Running "time ./DirectTableTest 1 +RTS -N1" takes about 1.4 seconds and running "time ./DirectTableTest 2 +RTS -N2" take about 2.0 seconds!
I can not reproduce your results:
$ time ./so2 1 +RTS -N1
(99,'k')
real 0m0.950s
user 0m0.932s
sys 0m0.016s
tommd#Mavlo:Test$ time ./so2 2 +RTS -N2
(99,'s')
(99,'s')
real 0m0.589s
user 0m1.136s
sys 0m0.024s
And this seems to scale as expected as the number of light weight threads increases too:
ghc -O2 so2.hs -threaded -rtsopts
[1 of 2] Compiling DirectAddressTable2 ( DirectAddressTable2.hs, DirectAddressTable2.o )
[2 of 2] Compiling Main ( so2.hs, so2.o )
Linking so2 ...
tommd#Mavlo:Test$ time ./so2 4
(99,'n')
(99,'z')
(99,'y')
(99,'y')
real 0m1.538s
user 0m1.320s
sys 0m0.216s
tommd#Mavlo:Test$ time ./so2 4 +RTS -N2
(99,'z')
(99,'x')
(99,'y')
(99,'y')
real 0m0.600s
user 0m1.156s
sys 0m0.020s
Do you actually have 2 CPUs?
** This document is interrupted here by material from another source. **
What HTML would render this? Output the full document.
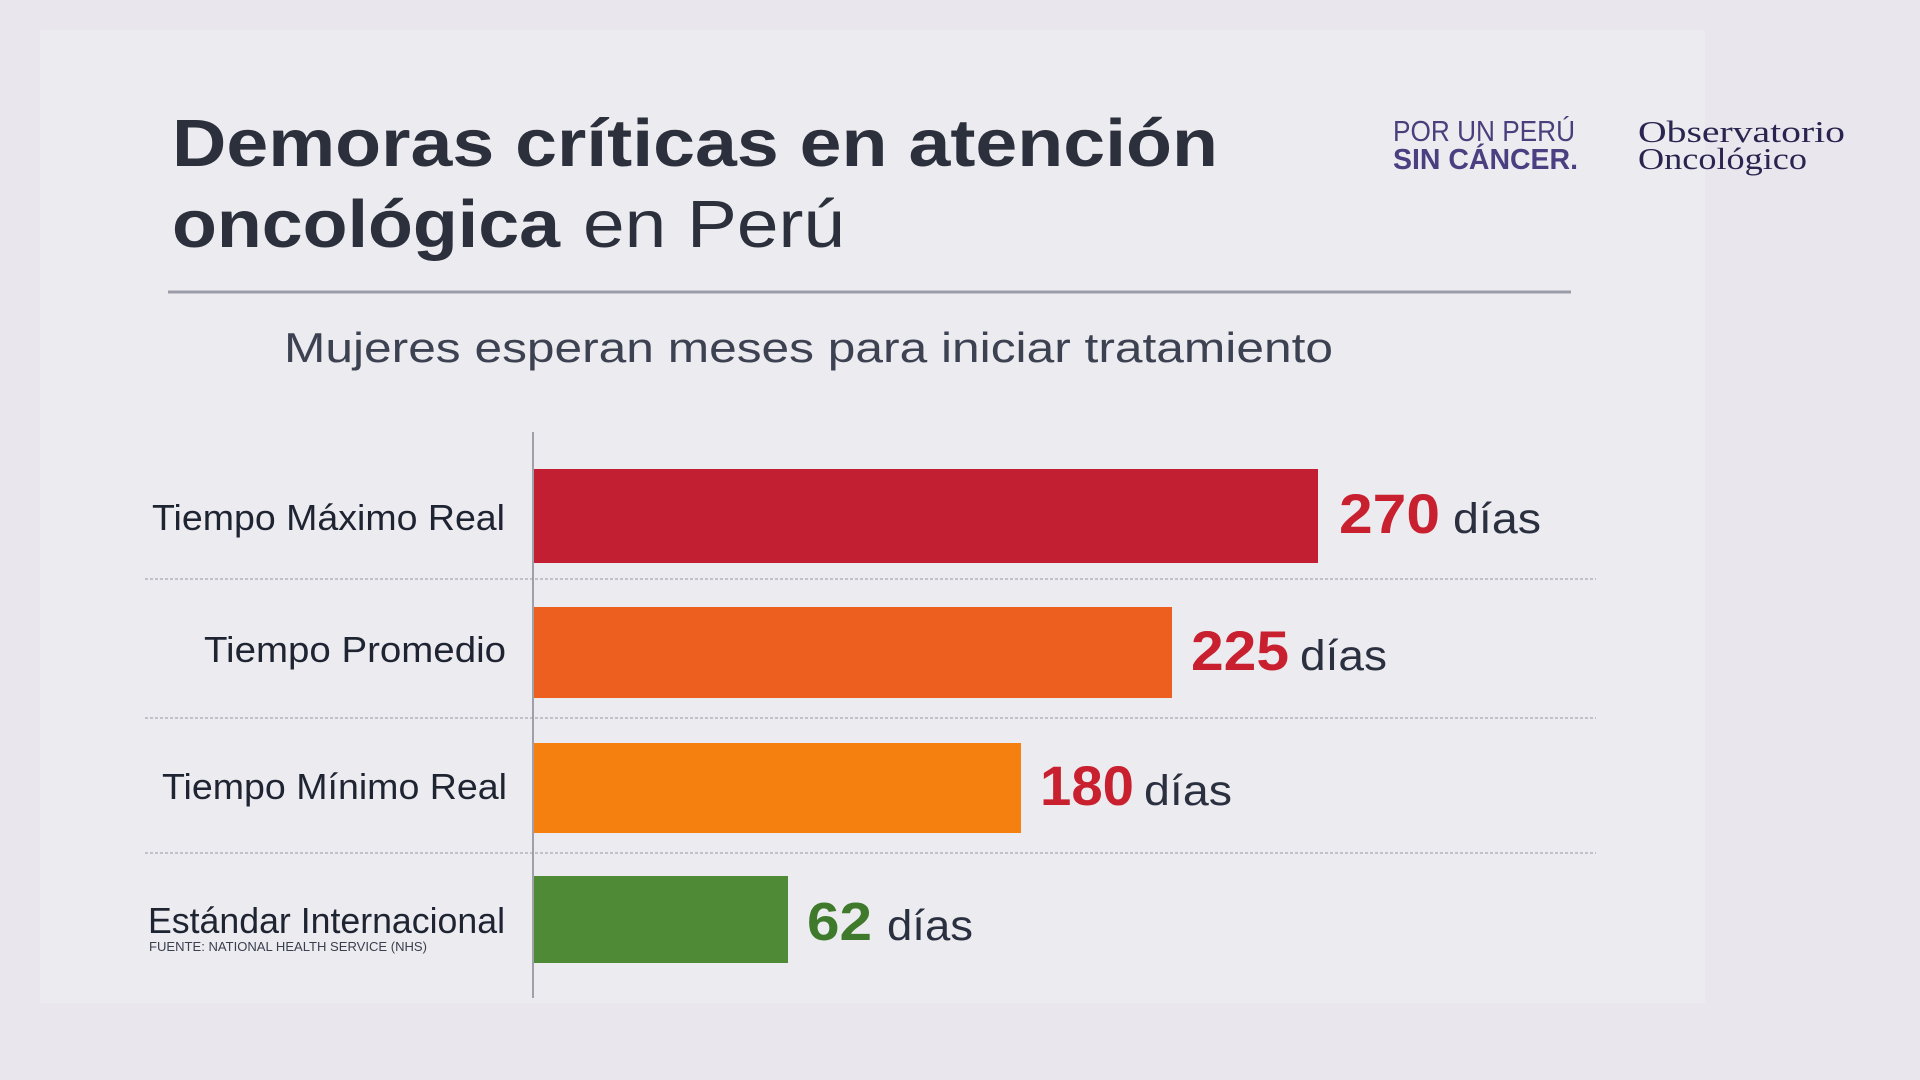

If you run with more GHC threads (-Nx) than you have available CPUs then your results will be very poor. What I think I'm really asking is: are you sure no other CPU intensive processes are running on your system?
As for the IOUArray (by edit)
I understand why IOUArray might perform better than IOArray, but I don't know why it scales better to multiple threads and cores
An unboxed array will be contiguous and thus benefit much more from caching. Boxed values living in arbitrary locations on the heap could cause a large increase in cache invalidations between the cores.